Schweikart: Man darf hier nicht Äpfel mit Birnen vergleichen. Die "Conni"-Bücher haben ihre Funktion und sind auf Themen hin geschrieben. Auch nicht jedes Buch für Erwachsene ist literarisch wertvoll. Solche Bücher eröffnen einen Sehnsuchtsraum und erfüllen den Wunsch nach einer perfekten Welt, die ein bisschen neben dem eigenen Leben steht. Das finde ich nicht verwerflich. Denn wer "Conni" liest, liest auch noch etwas anderes, denn er liest.
Zurück zu "Jim Knopf": Vielfach wurden dem Buch rassistische Darstellungen vorgeworfen. Was ist da dran?
Schweikart: Am Anfang, als das Paket mit dem Baby ausgepackt wird, sagt Herr Ärmel: "Das muss ein Neger sein." Das N-Wort taucht auf, und es gab auch Protest deswegen wie auch gegen die vermeintliche Fülle an Klischees in Bezug auf die Darstellung von Schwarzen, zuletzt im Zuge der aktuellen Rassismus-Debatte. Doch der Verlag hat sich entschieden, das Wort so stehenzulassen, weil es sich um Figurenrede handle und in die damalige Zeit passe, und der Autor könne auch nicht mehr wegen einer Änderung gefragt werden. Ich finde es legitim, es nicht zu verändern und damit Herrn Ärmel als bürokratisch-verstockte, beinahe reaktionäre Person zu charakterisieren.
Wir können und sollten Literatur nicht alle fünf Jahre auf ihre Aktualität in politisch korrekter Sprache prüfen.
Bücher sind Zeugen ihrer Zeit...
Schweikart: Genau.
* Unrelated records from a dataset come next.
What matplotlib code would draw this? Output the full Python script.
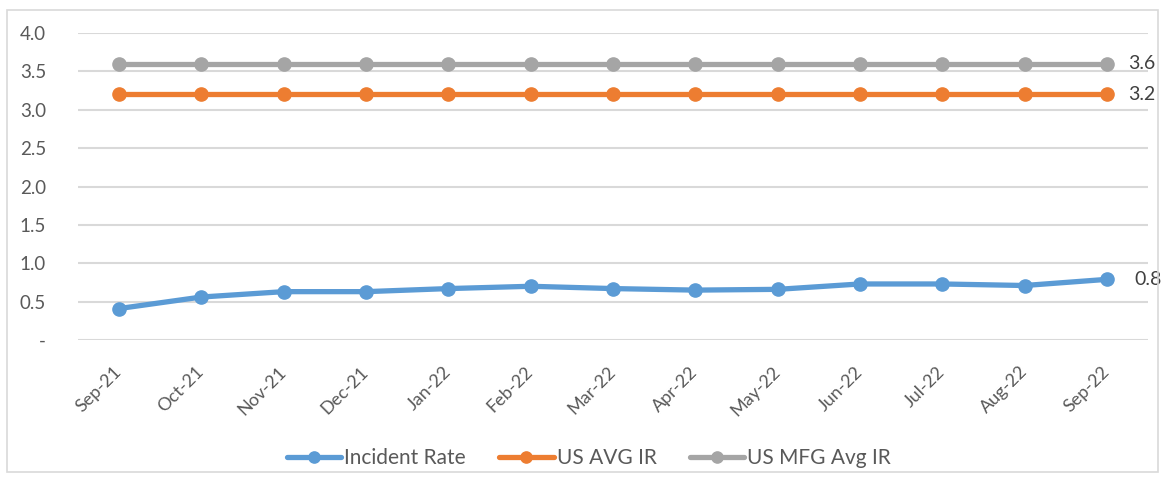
import matplotlib
matplotlib.use("Agg")
import matplotlib.pyplot as plt
from matplotlib.patches import Rectangle

months = ["Sep-21", "Oct-21", "Nov-21", "Dec-21", "Jan-22", "Feb-22", "Mar-22",
          "Apr-22", "May-22", "Jun-22", "Jul-22", "Aug-22", "Sep-22"]
incident_rate = [0.41, 0.56, 0.63, 0.63, 0.67, 0.70, 0.67, 0.65, 0.66, 0.73, 0.73, 0.71, 0.79]
us_avg_ir = [3.2] * 13
us_mfg_avg_ir = [3.6] * 13
y_ticks = [0, 0.5, 1.0, 1.5, 2.0, 2.5, 3.0, 3.5, 4.0]
y_tick_labels = ["-", "0.5", "1.0", "1.5", "2.0", "2.5", "3.0", "3.5", "4.0"]

plt.rcParams['font.family'] = ['Lato', 'DejaVu Sans']

W, H = 1164, 478
fig = plt.figure(figsize=(W / 100, H / 100), dpi=100)
ax = fig.add_axes([78 / W, 1 - 340 / H, (1148 - 78) / W, (340 - 33) / H])

fig.patches.append(Rectangle((7 / W, 6 / H), (1158 - 7) / W, (468 - 6) / H,
                             transform=fig.transFigure, fill=False,
                             edgecolor="#d9d9d9", linewidth=1.2))

x = list(range(len(months)))
series = [
    (incident_rate, "Incident Rate", "#5B9BD5"),
    (us_avg_ir, "US AVG IR", "#ED7D31"),
    (us_mfg_avg_ir, "US MFG Avg IR", "#A5A5A5"),
]
for vals, name, col in series:
    ax.plot(x, vals, color=col, linewidth=3.8, marker="o", markersize=9.5,
            label=name, solid_capstyle="round", zorder=3)
    ax.annotate(f"{vals[-1]:.1f}", (x[-1], vals[-1]),
                xytext=(15 if name != "Incident Rate" else 20, 0),
                textcoords="offset points", va="center", ha="left",
                fontsize=14, color="#404040")

ax.set_xlim(-0.5, len(months) - 0.5)
ax.set_ylim(0, 4.0)
ax.set_yticks(y_ticks)
ax.set_yticklabels(y_tick_labels)
ax.set_xticks(x)
ax.set_xticklabels(months, rotation=45, ha="right", va="center", rotation_mode="anchor")
ax.tick_params(axis="both", length=0, colors="#595959")
ax.tick_params(axis="y", labelsize=13.5, pad=23)
ax.tick_params(axis="x", labelsize=13, pad=21)
for lbl in ax.get_xticklabels():
    lbl.set_x(lbl.get_position()[0])
ax.grid(axis="y", color="#d9d9d9", linewidth=1.5)
ax.set_axisbelow(True)
for s in ax.spines.values():
    s.set_visible(False)

leg = fig.legend(loc="center", bbox_to_anchor=(589 / W, 1 - 458 / H), ncol=3,
                 frameon=False, fontsize=15, handlelength=2.6, markerscale=0.85,
                 columnspacing=1.6, handletextpad=0.15)
for t in leg.get_texts():
    t.set_color("#595959")

fig.savefig("out.png", dpi=100)
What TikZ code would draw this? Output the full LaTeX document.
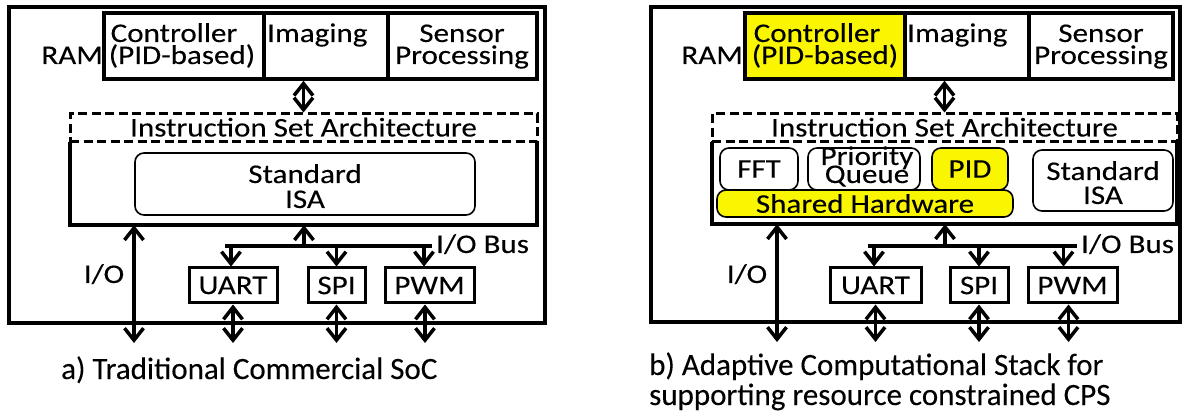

In "Jim Knopf" sind damit die 1960er-Jahre historisch korrekt dargestellt, mit dem damaligen auch sprachlichen Bewusstsein. Aber natürlich ist es Aufgabe der Mit- und Vorlesenden, das anzusprechen und zu erklären. Es ist eine knifflige Sache, wie ja auch die Diskussionen um "Pippi Langstrumpf" mit dem Wort "Negerkönig" zeigen oder um "Die kleine Hexe", wo von Verkleidung als "Zigeuner" und "Türke" die Rede ist. Man kann an vielen Stellen eingreifen, aber oft ist das übertrieben und nicht zielführend. Bei Kinderliteratur meint man oft, sie sei leichter veränderbar als Erwachsenenliteratur. Ende kann man viel unterstellen - aber nicht, dass er rassistisch wäre. Als das Paket geöffnet wird, sagt Lukas: "So eine Gemeinheit" - und meint, dass man Babys, egal welcher Hautfarbe, nicht in Kartons verschicken darf. Nichts anderes.